Later, Ann tells his brother that Katy is leaving for Canada soon and Lui goes to find her. On the way, he gets challenged by a couple youngsters to a race where the youngsters crash their car before he brings Katy to talk with Brother Bing again that he wants to leave the triads for good. Lui and Katy finally reconcile but Lui insists to race with Joe as a way to end all conflicts. Lui also tells Bull and Fat Dog of his decision to quit and that they have the reward money if he wins the race. Lui and Joe then meet up and race, followed by Lui's underlings and Joe's colleagues in each of their respective cars. Near the end of the race, Bull rams into Joe's car, which results in Joe hitting Lui's car into the sea.

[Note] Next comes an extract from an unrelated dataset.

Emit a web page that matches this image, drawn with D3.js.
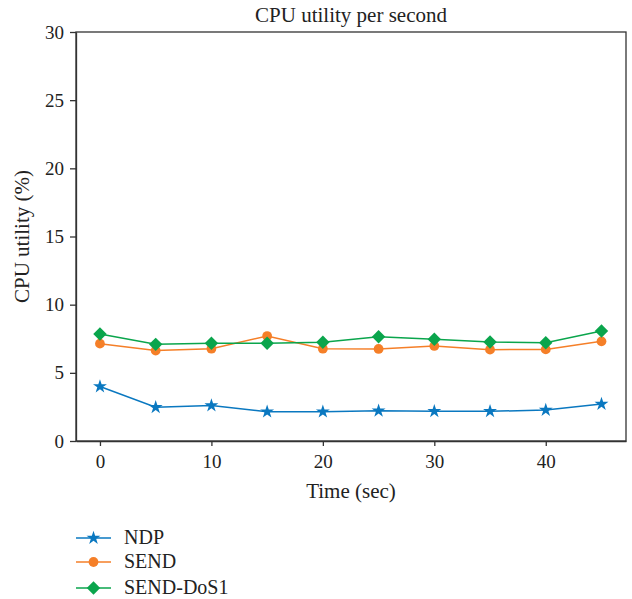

Joe, terrified that he killed Lui, tells Ann what happened and Ann is upset at him until he leaves to turn himself in but she stops him and pleads him not to turn himself in. Katy arrives at Ann's home and Joe sneaks out through the window. Bull arrives afterwards and orders a gun on the phone to kill Joe and seek revenge for Lui. Katy then arrives at Joe's shop to warn him but his colleague do not trust her and abuse her until Joe arrives to stop them. Katy then returns to Ann's home where Bull is, finds out about their plan and is enraged. At this moment, Joe arrives and Bull chases him down with a gun down the parking lot but Joe manages to knock his gun down and fight him. During this critical moment, Lui, who survived to crash, arrives to stop Bull but is too late when Bull manages to pick up his gun and shoots Joe, who dies in Ann's arms. Afterwards, Bull admits his greed for the HK$500,000 and is the cause of all this by ramming into Joe and Lui berates him for his impulsiveness. Bull then tries to make amends and lures the cops into a shootout, but Lui saves him in a car and drives out the parking lot when the police fire at them, eventually flipping the car.

==Cast==
- Jacky Cheung as Lui
- Max Mok as Joe
- Rachel Lee as Ann
- Ellen Chan as Katy
- Karel Wong as Bull
- Wu Ma as Lui's father
- Lung Fong as Brother Bing
- Ma Kei
- Billy Ching
- James Ha
- Leung Sap-yat
- Hung Chi-ming
- Scott Kam
- Lam Chi-wa
- Ng Kwok-kin as Uncle Fei
- Chiu Jun-chiu as Policeman

==Theme song==
- Street Hero (馬路英雄)
  - Composer: T. Clarkin, R. Bullard
  - Lyricist: Keith Chan Siu-kei
  - Singer: Jacky Cheung
- The Cold Hand (冰冷的手)
  - Composer: Huang Ta-chun
  - Lyricist: Jolland Chan
  - Singer: Jacky Cheung

==Reception==
===Critical===
Love HK Film gave the film a mixed review and writes "Passably interesting triad/street racer drama which lifts clichés from many Hong Kong films before it."

===Box office===
The film grossed HK$5,038,551 at the Hong Kong box office during its theatrical run from 19 January to 2 February 1991.